Despite the almost daily Jose Mourinho ‘exclusive’, Manchester United’s managerial situation is presumably pretty simple. If United finish in the top four, then Louis van Gaal has a chance of keeping his job. If they don’t, he doesn’t.
If that is indeed the case, you can probably send Van Gaal’s P45 to print and leave a couple of cardboard boxes ominously positioned in the corner of his office. United’s late arrival to White Hart Lane might have been unideal preparation for a high-profile Premier League fixture, but Van Gaal’s own tactics sealed the sorry deal. Plus ca change…
United started the game particularly well, but peaked at around 20 minutes. They ended it at their lowest recent ebb, drubbed 3-0 and four points from the top four. “You nearly won the league,” taunted the away end during the first half. “Champions League, you’re having a laugh,” the home fans responded after three goals in six second-half minutes. Touche.
Van Gaal’s record in exactly this type of fixture was the only reason to have any continued faith in the manager’s ability to address the slide. Before the game began, United actually had the best points-per-game record against the Premier League’s top seven sides. They lost that title to Leicester over the course of the following two hours. Having survived early pressure, Tottenham made United look lifeless.
As ever during this miserable United season, the players played their own role in their downfall. Timothy Fosu-Mensah was excellent at right-back, but his departure through injury saw the introduction of Mateo Darmian. Almost immediately, the Italian failed to close down Christian Eriksen. The Dane’s ball found Dele Alli, who scored on the eve of his 20th birthday. Daley Blind and Chris Smalling competing for the same header and yet both managing to lose the aerial duel started the move.
Within six minutes, United had been drawn and quartered. Lax marking from a set-piece allowed Toby Alderweireld to head home, before Erik Lamela was left free in the area to slide the ball past David de Gea. If United’s goalkeeper does stay at Old Trafford beyond this season, he must have masochistic tendencies. Both central defenders were appalling when it mattered most.
Yet any embarrassment of United’s players was overshadowed by Van Gaal’s own bizarre strategies, both pre- and mid-game. At one point during the second half, United had a centre-back at right-back (Fosu-Mensah), a centre-back at left-back (Marcos Rojo), a left-back at centre-back (Blind), a right winger at No. 10 (Jesse Lingard), a No. 10 at right wing (Juan Mata), a centre forward on the left wing (Anthony Martial) and a left winger up front (Ashley Young). One only hopes Van Gaal was surprised by United’s subsequent lack of cohesion, because nobody else was.
It was that final tactical tweak that will anger United supporters most. Young played as a striker for the U21 side in midweek and did play as a forward in his early days at Watford, but is no longer suitable for the role.

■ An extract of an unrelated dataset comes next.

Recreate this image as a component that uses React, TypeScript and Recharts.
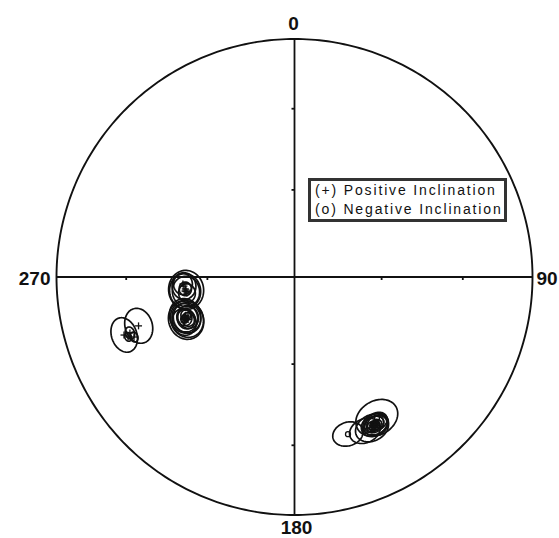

“I wanted more running in behind, because in the first half we didn’t have an attacking point there,” was Van Gaal’s explanation of the substitution. The obvious response from United’s supporters (presumably screamed at the top of their voices) is to enquire what Martial has to do to be picked in such a role. Young has scored two Premier League goals since January 2014; there’s only so much “running in behind” can do.
Under Van Gaal, Young has now played for United at right-back, left-back, left wing, right wing, central midfield and up front. Just as you think you’ve seen it all, Van Gaal surprises you once again. Only the result was predictable. Young had no shots, created no chances and had no touches in Tottenham’s penalty area.
As the image (via Opta) shows, United were guilty of being lop-sided during the first half. If all your attacks come down the same flank, you become predictable and easier to contain. So what’s the worst way to make yourself less reliant on the left wing? Bring a left winger on up front, of course. In the first half, 61.7% of United’s attacks came down the left third of the pitch, with 19.9% down the right. In the second half, the split was 73.5% vs 17.4%. Juan Mata was a passenger, his average position further back than that of Morgan Schneiderlin and Rojo.
“I think we were equal team,” was Van Gaal’s post-match claim, as laughable as the number of players picked out of position. The more realistic conclusion to make is that Mauricio Pochettino’s Tottenham have become everything that Van Gaal’s Manchester United should have been. There is only stagnation and confusion where pace and dynamism should be.
Jose Mourinho might not solve all United’s problems, but Van Gaal has certainly forfeited his own right to try. The Dutchman has turned an inviting opportunity into a failed experiment. The Iron Tulip needs dead-heading before more lasting damage is done.